I pescatori: «Così non torniamo in mare»

I lavori di dragaggio non convincono i marinai. L’associazione armatori: a rischio la nostra incolumità, scavate la zona rossa

PESCARA. «Non bastano quattro palettate per farci tornare in mare: se non dragano il rettangolo rosso, dall'altezza del cantiere navale all'ormeggio dell'Emily, sull'altra sponda del canale, noi non ci muoveremo da qui». Suona come un diktat la richiesta lanciata dai rappresentanti dell'Associazione armatori. Non lo dicono esplicitamente, ma il bersaglio dell'ultimo attacco dei marinai è il provveditore interregionale alle opere pubbliche Donato Carlea.

Nell'appalto per il dragaggio di 200mila metri cubi di sedimenti ammucchiati sui fondali dello scalo cittadino, vinto nel novembre scorso dalla ditta romana Sidra, resta esclusa un'area nevralgica del porto, all'estremità della banchina nord: è quella che gli armatori chiamano in gergo «il rettangolo rosso», una zona fuori tabella che sembrerebbe contenga fanghi il cui smaltimento richiederebbe procedure particolarmente complesse. Se non si scava questa parte, nel porto di Pescara si andrebbe a formare un barriera tra le porzioni da dove sono stati portati via i fanghi e il rettangolo dove invece restano ammucchiati i sedimenti. Uno sbarramento che impedirebbe alle imbarcazioni di entrare e uscire dallo scalo senza finire nelle innumerevoli secche. Se a breve non inizieranno i lavori in questa zona, gli armatori minacciano di posticipare ancora il ritorno alle normali attività di pesca. «L'Associazione armatori», dicono i rappresentanti dei marinai, «vuole sapere urgentemente quando sarà dragato il rettangolo rosso e dove saranno stoccati i fanghi in via definitiva, una volta completato il processo di lavorazione».

In un primo momento, il ritorno in mare dei pescherecci era stato stimato per il 1° maggio, ma i ritardi nelle operazioni di dragaggio hanno spinto i marinai, dopo un'accesa riunione nei locali accanto al mercato ittico, a prendersi altri giorni di tempo per «verificare se ci sono le condizioni di sicurezza adatte alla ripresa della pesca». In questi giorni le due draghe, la Fioravante e la Coibra, stanno lavorando alacremente per tentare di recuperare il tempo perduto. Al momento si scava all'altezza della banchina nord, nel punto in cui qualche mese fa l'acqua arrivava a malapena al ginocchio e si poteva attraversare con facilità il canale, muovendosi da una sponda all'altra. Le barche sono state mano a mano spostate per consentire ai motopontoni di procedere con le operazioni di scavo. «Si dovrebbe arrivare a una profondità di almeno 3 metri», sottolinea Mario Camplone, «invece se arrivano a 2 metri è pure troppo.
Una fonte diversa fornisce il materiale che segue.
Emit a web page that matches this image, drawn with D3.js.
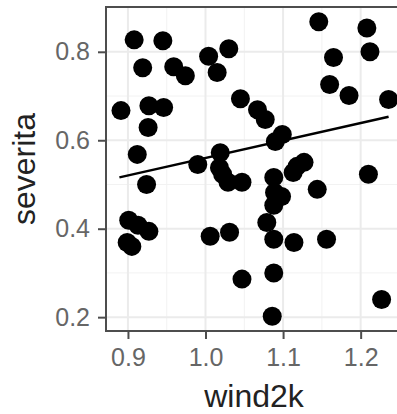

Non è così che si fa il dragaggio». «Per colpa loro», aggiunge Mimmo Grosso, «stiamo subendo ulteriori ritardi. Noi tutti vorremmo sapere chi ci pagherà i mancati incassi per queste settimane di mancato lavoro».

L'altro nodo da risolvere riguarda il problema della cassa integrazione 2012 che ancora non è stata versata a sessanta marinai in servizio su 16 imbarcazioni. Gli ammortizzatori sociali riguardano i mesi di ottobre, novembre e dicembre scorso: una somma pari a 1.800 euro a testa per ogni marittimo. «Il 16 maggio», riferisce Gabriele Correntini, referente dei marinai, «ci hanno garantito che sarà preparato il decreto che ci consentirà di recuperare le cifre che ci spettano. Le istituzioni stanno lavorando sodo. La nostra speranza è di riuscire a sbloccare i fondi, perché ci sono famiglie che in queste condizioni non possono più andare avanti».